>> Begin

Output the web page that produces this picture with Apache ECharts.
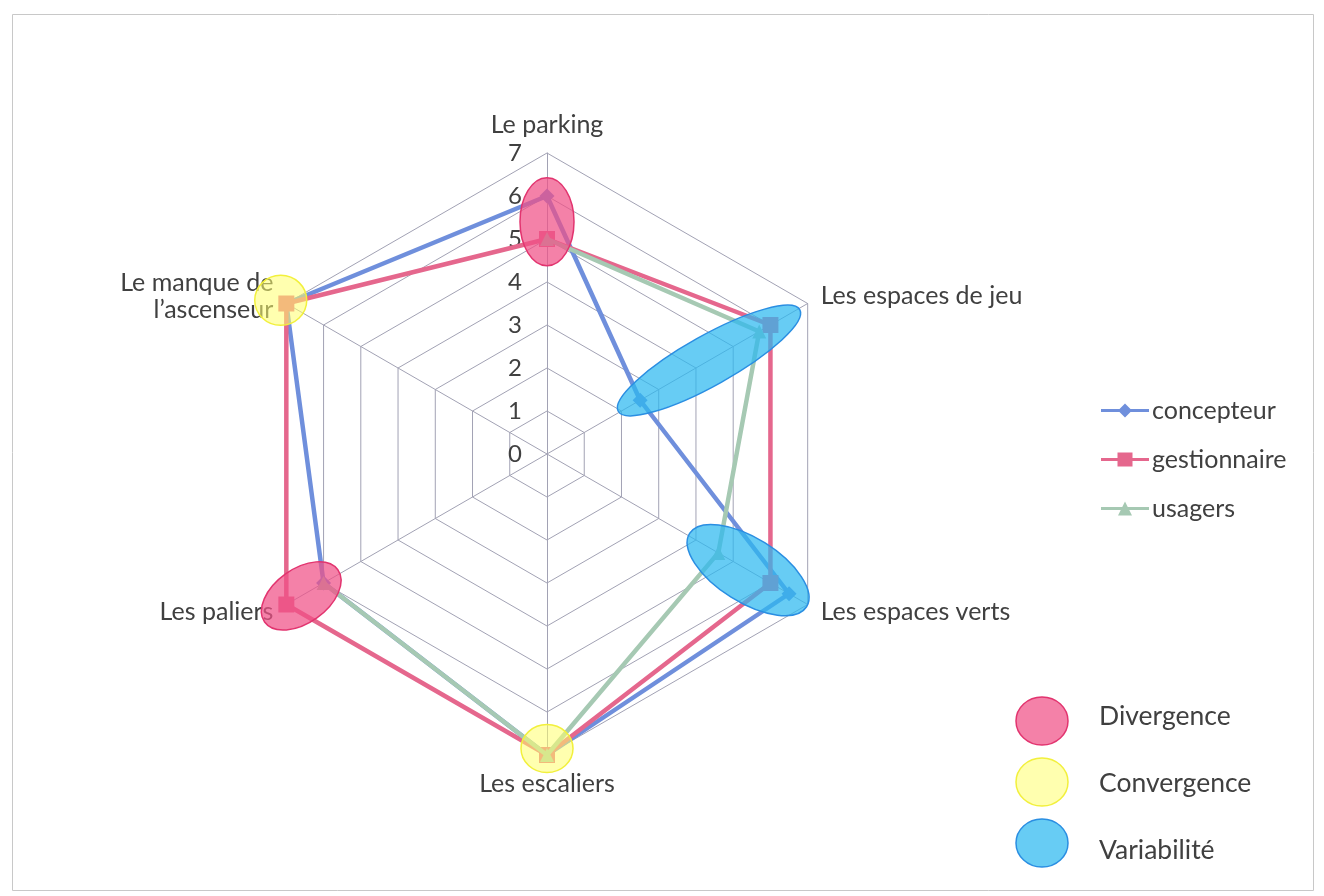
<!DOCTYPE html>
<html>
<head>
<meta charset="utf-8">
<script src="https://cdn.jsdelivr.net/npm/echarts@6/dist/echarts.min.js"></script>
<style>
  html, body { margin: 0; padding: 0; background: #ffffff; }
  #chart { width: 1324px; height: 896px; }
</style>
</head>
<body>
<div id="chart"></div>
<script>
// Radar axes, listed in the order ECharts lays them out (from the top, counter-clockwise)
const categories = ['Le parking', 'Le manque de\nl\u2019ascenseur', 'Les paliers', 'Les escaliers', 'Les espaces verts', 'Les espaces de jeu'];
const maxValue = 7;

// Series values, same order as the axes (usagers gave no rating for the lift)
const concepteur   = [6, 7, 6, 7, 6.5, 2.5];
const gestionnaire = [5, 7, 7, 7, 6, 6];
const usagers      = [5, null, 6, 7, 4.6, 5.7];

const seriesNames = ['concepteur', 'gestionnaire', 'usagers'];

// Highlight zones: [axis index, position along the axis (in value units)]
const divergenceZones  = [[0, 5.4], [2, 6.6]];
const convergenceZones = [[1, 7.15], [3, 6.85]];
const variabiliteZones = [[5, 4.35], [4, 5.4]];
const zoneLegend = ['Divergence', 'Convergence', 'Variabilit\u00e9'];

const FONT = 'Lato, "Open Sans", sans-serif';
const TEXT = '#404040';
const CX = 547, CY = 454, R = 301;

const COLORS = { concepteur: '#6F8FDC', gestionnaire: '#E5678D', usagers: '#A6C9B3' };

// pixel position of a value on a radar axis
function axisPoint(idx, v) {
  const a = Math.PI / 2 + idx * 2 * Math.PI / categories.length;
  const r = R * v / maxValue;
  return [CX + r * Math.cos(a), CY - r * Math.sin(a)];
}

const PINK = { fill: 'rgba(240,80,135,0.72)', stroke: '#E2346F' };
const YELLOW = { fill: 'rgba(255,255,110,0.55)', stroke: '#F2F03C' };
const BLUE = { fill: 'rgba(45,185,240,0.72)', stroke: '#2A8EE2' };

const zoneShapes = [
  // shape sizes and tilt for each highlight zone
  { zone: divergenceZones[0], rx: 27, ry: 44, rot: 0, c: PINK },
  { zone: divergenceZones[1], rx: 45, ry: 27, rot: 0.62, c: PINK },
  { zone: convergenceZones[0], rx: 26, ry: 25, rot: 0, c: YELLOW },
  { zone: convergenceZones[1], rx: 26, ry: 24, rot: 0, c: YELLOW },
  { zone: variabiliteZones[0], rx: 104, ry: 25, rot: 0.51, c: BLUE },
  { zone: variabiliteZones[1], rx: 69, ry: 32, rot: -0.56, c: BLUE }
];

const graphic = [];
// frame
graphic.push({
  type: 'rect', left: 10, top: 12, z: 1,
  shape: { width: 1301, height: 876 },
  style: { fill: 'none', stroke: '#C8C8C8', lineWidth: 1 }
});
zoneShapes.forEach(function (s) {
  const p = axisPoint(s.zone[0], s.zone[1]);
  graphic.push({
    type: 'ellipse', x: p[0], y: p[1], rotation: s.rot, z: 100,
    shape: { cx: 0, cy: 0, rx: s.rx, ry: s.ry },
    style: { fill: s.c.fill, stroke: s.c.stroke, lineWidth: 1.5 }
  });
});
// legend of the highlight zones
const zoneMarkY = [721, 782, 843];
const zoneTextY = [716, 783, 850];
[PINK, YELLOW, BLUE].forEach(function (c, i) {
  graphic.push({
    type: 'ellipse', x: 1042, y: zoneMarkY[i], z: 100,
    shape: { cx: 0, cy: 0, rx: 26, ry: 24 },
    style: { fill: c.fill, stroke: c.stroke, lineWidth: 1.5 }
  });
  graphic.push({
    type: 'text', x: 1099, y: zoneTextY[i], z: 100,
    style: { text: zoneLegend[i], fill: TEXT, font: '26.5px ' + FONT, textVerticalAlign: 'middle' }
  });
});

const legendIcons = {
  concepteur: 'path://M0,5.5H48V8.5H0Z M24,0L31,7L24,14L17,7Z',
  gestionnaire: 'path://M0,5.5H48V8.5H0Z M16.5,0H31.5V14H16.5Z',
  usagers: 'path://M0,5.5H48V8.5H0Z M24,0L31,14H17Z'
};

const indicator = categories.map(function (name, i) {
  const ind = { name: name, min: 0, max: maxValue };
  if (i > 0) ind.axisLabel = { show: false };
  return ind;
});

const values = { concepteur: concepteur, gestionnaire: gestionnaire, usagers: usagers };
const symbols = { concepteur: ['diamond', 15], gestionnaire: ['rect', 16], usagers: ['triangle', 14] };

// usagers is drawn as an open line (it has a gap), walking the axes clockwise from the top;
// each point is [value, axis index] on a polar system laid over the radar
const clockwiseOrder = [0, 5, 4, 3, 2, 1];
const usagersPath = clockwiseOrder.map(function (i) {
  return [usagers[i] == null ? '-' : usagers[i], i];
});

const hiddenAxis = { axisLine: { show: false }, axisTick: { show: false }, axisLabel: { show: false }, splitLine: { show: false } };

const chart = echarts.init(document.getElementById('chart'), null, { renderer: 'canvas' });
chart.setOption({
  backgroundColor: '#ffffff',
  animation: false,
  textStyle: { fontFamily: FONT },
  legend: {
    orient: 'vertical',
    left: 1096, top: 393,
    itemWidth: 50, itemHeight: 14, itemGap: 24,
    textStyle: { fontSize: 25, color: TEXT, fontFamily: FONT, padding: [0, 0, 0, -3] },
    data: seriesNames.map(function (n) { return { name: n, icon: legendIcons[n] }; })
  },
  radar: {
    center: [CX, CY],
    radius: R,
    shape: 'polygon',
    splitNumber: 7,
    startAngle: 90,
    indicator: indicator,
    nameGap: 15,
    axisName: { color: TEXT, fontSize: 25, fontFamily: FONT, lineHeight: 27 },
    splitArea: { show: false },
    splitLine: { lineStyle: { color: '#A2A2B4', width: 1 } },
    axisLine: { lineStyle: { color: '#A2A2B4', width: 1 } },
    axisTick: { show: false },
    axisLabel: { show: true, color: TEXT, fontSize: 24, fontFamily: FONT, margin: 25, showMinLabel: true }
  },
  polar: { center: [CX, CY], radius: R },
  angleAxis: Object.assign({
    type: 'value', min: 0, max: categories.length, startAngle: 90, clockwise: false
  }, hiddenAxis),
  radiusAxis: Object.assign({ min: 0, max: maxValue }, hiddenAxis),
  series: [{
    type: 'radar',
    data: ['concepteur', 'gestionnaire'].map(function (n) {
      return {
        name: n,
        value: values[n],
        symbol: symbols[n][0],
        symbolSize: symbols[n][1],
        itemStyle: { color: COLORS[n] },
        lineStyle: { color: COLORS[n], width: 4.5 }
      };
    })
  }, {
    name: 'usagers',
    type: 'line',
    coordinateSystem: 'polar',
    data: usagersPath,
    connectNulls: false,
    symbol: symbols.usagers[0],
    symbolSize: symbols.usagers[1],
    showAllSymbol: true,
    itemStyle: { color: COLORS.usagers },
    lineStyle: { color: COLORS.usagers, width: 4.5 }
  }],
  graphic: graphic
});
</script>
</body>
</html>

>> End

• TASK TO CARRY OUT:
Write out every line above exactly as it is, leaving out the pictures.

• EXERCISE RESULT:
Output the web page that produces this picture with Apache ECharts.
<!DOCTYPE html>
<html>
<head>
<meta charset="utf-8">
<script src="https://cdn.jsdelivr.net/npm/echarts@6/dist/echarts.min.js"></script>
<style>
  html, body { margin: 0; padding: 0; background: #ffffff; }
  #chart { width: 1324px; height: 896px; }
</style>
</head>
<body>
<div id="chart"></div>
<script>
// Radar axes, listed in the order ECharts lays them out (from the top, counter-clockwise)
const categories = ['Le parking', 'Le manque de\nl\u2019ascenseur', 'Les paliers', 'Les escaliers', 'Les espaces verts', 'Les espaces de jeu'];
const maxValue = 7;

// Series values, same order as the axes (usagers gave no rating for the lift)
const concepteur   = [6, 7, 6, 7, 6.5, 2.5];
const gestionnaire = [5, 7, 7, 7, 6, 6];
const usagers      = [5, null, 6, 7, 4.6, 5.7];

const seriesNames = ['concepteur', 'gestionnaire', 'usagers'];

// Highlight zones: [axis index, position along the axis (in value units)]
const divergenceZones  = [[0, 5.4], [2, 6.6]];
const convergenceZones = [[1, 7.15], [3, 6.85]];
const variabiliteZones = [[5, 4.35], [4, 5.4]];
const zoneLegend = ['Divergence', 'Convergence', 'Variabilit\u00e9'];

const FONT = 'Lato, "Open Sans", sans-serif';
const TEXT = '#404040';
const CX = 547, CY = 454, R = 301;

const COLORS = { concepteur: '#6F8FDC', gestionnaire: '#E5678D', usagers: '#A6C9B3' };

// pixel position of a value on a radar axis
function axisPoint(idx, v) {
  const a = Math.PI / 2 + idx * 2 * Math.PI / categories.length;
  const r = R * v / maxValue;
  return [CX + r * Math.cos(a), CY - r * Math.sin(a)];
}

const PINK = { fill: 'rgba(240,80,135,0.72)', stroke: '#E2346F' };
const YELLOW = { fill: 'rgba(255,255,110,0.55)', stroke: '#F2F03C' };
const BLUE = { fill: 'rgba(45,185,240,0.72)', stroke: '#2A8EE2' };

const zoneShapes = [
  // shape sizes and tilt for each highlight zone
  { zone: divergenceZones[0], rx: 27, ry: 44, rot: 0, c: PINK },
  { zone: divergenceZones[1], rx: 45, ry: 27, rot: 0.62, c: PINK },
  { zone: convergenceZones[0], rx: 26, ry: 25, rot: 0, c: YELLOW },
  { zone: convergenceZones[1], rx: 26, ry: 24, rot: 0, c: YELLOW },
  { zone: variabiliteZones[0], rx: 104, ry: 25, rot: 0.51, c: BLUE },
  { zone: variabiliteZones[1], rx: 69, ry: 32, rot: -0.56, c: BLUE }
];

const graphic = [];
// frame
graphic.push({
  type: 'rect', left: 10, top: 12, z: 1,
  shape: { width: 1301, height: 876 },
  style: { fill: 'none', stroke: '#C8C8C8', lineWidth: 1 }
});
zoneShapes.forEach(function (s) {
  const p = axisPoint(s.zone[0], s.zone[1]);
  graphic.push({
    type: 'ellipse', x: p[0], y: p[1], rotation: s.rot, z: 100,
    shape: { cx: 0, cy: 0, rx: s.rx, ry: s.ry },
    style: { fill: s.c.fill, stroke: s.c.stroke, lineWidth: 1.5 }
  });
});
// legend of the highlight zones
const zoneMarkY = [721, 782, 843];
const zoneTextY = [716, 783, 850];
[PINK, YELLOW, BLUE].forEach(function (c, i) {
  graphic.push({
    type: 'ellipse', x: 1042, y: zoneMarkY[i], z: 100,
    shape: { cx: 0, cy: 0, rx: 26, ry: 24 },
    style: { fill: c.fill, stroke: c.stroke, lineWidth: 1.5 }
  });
  graphic.push({
    type: 'text', x: 1099, y: zoneTextY[i], z: 100,
    style: { text: zoneLegend[i], fill: TEXT, font: '26.5px ' + FONT, textVerticalAlign: 'middle' }
  });
});

const legendIcons = {
  concepteur: 'path://M0,5.5H48V8.5H0Z M24,0L31,7L24,14L17,7Z',
  gestionnaire: 'path://M0,5.5H48V8.5H0Z M16.5,0H31.5V14H16.5Z',
  usagers: 'path://M0,5.5H48V8.5H0Z M24,0L31,14H17Z'
};

const indicator = categories.map(function (name, i) {
  const ind = { name: name, min: 0, max: maxValue };
  if (i > 0) ind.axisLabel = { show: false };
  return ind;
});

const values = { concepteur: concepteur, gestionnaire: gestionnaire, usagers: usagers };
const symbols = { concepteur: ['diamond', 15], gestionnaire: ['rect', 16], usagers: ['triangle', 14] };

// usagers is drawn as an open line (it has a gap), walking the axes clockwise from the top;
// each point is [value, axis index] on a polar system laid over the radar
const clockwiseOrder = [0, 5, 4, 3, 2, 1];
const usagersPath = clockwiseOrder.map(function (i) {
  return [usagers[i] == null ? '-' : usagers[i], i];
});

const hiddenAxis = { axisLine: { show: false }, axisTick: { show: false }, axisLabel: { show: false }, splitLine: { show: false } };

const chart = echarts.init(document.getElementById('chart'), null, { renderer: 'canvas' });
chart.setOption({
  backgroundColor: '#ffffff',
  animation: false,
  textStyle: { fontFamily: FONT },
  legend: {
    orient: 'vertical',
    left: 1096, top: 393,
    itemWidth: 50, itemHeight: 14, itemGap: 24,
    textStyle: { fontSize: 25, color: TEXT, fontFamily: FONT, padding: [0, 0, 0, -3] },
    data: seriesNames.map(function (n) { return { name: n, icon: legendIcons[n] }; })
  },
  radar: {
    center: [CX, CY],
    radius: R,
    shape: 'polygon',
    splitNumber: 7,
    startAngle: 90,
    indicator: indicator,
    nameGap: 15,
    axisName: { color: TEXT, fontSize: 25, fontFamily: FONT, lineHeight: 27 },
    splitArea: { show: false },
    splitLine: { lineStyle: { color: '#A2A2B4', width: 1 } },
    axisLine: { lineStyle: { color: '#A2A2B4', width: 1 } },
    axisTick: { show: false },
    axisLabel: { show: true, color: TEXT, fontSize: 24, fontFamily: FONT, margin: 25, showMinLabel: true }
  },
  polar: { center: [CX, CY], radius: R },
  angleAxis: Object.assign({
    type: 'value', min: 0, max: categories.length, startAngle: 90, clockwise: false
  }, hiddenAxis),
  radiusAxis: Object.assign({ min: 0, max: maxValue }, hiddenAxis),
  series: [{
    type: 'radar',
    data: ['concepteur', 'gestionnaire'].map(function (n) {
      return {
        name: n,
        value: values[n],
        symbol: symbols[n][0],
        symbolSize: symbols[n][1],
        itemStyle: { color: COLORS[n] },
        lineStyle: { color: COLORS[n], width: 4.5 }
      };
    })
  }, {
    name: 'usagers',
    type: 'line',
    coordinateSystem: 'polar',
    data: usagersPath,
    connectNulls: false,
    symbol: symbols.usagers[0],
    symbolSize: symbols.usagers[1],
    showAllSymbol: true,
    itemStyle: { color: COLORS.usagers },
    lineStyle: { color: COLORS.usagers, width: 4.5 }
  }],
  graphic: graphic
});
</script>
</body>
</html>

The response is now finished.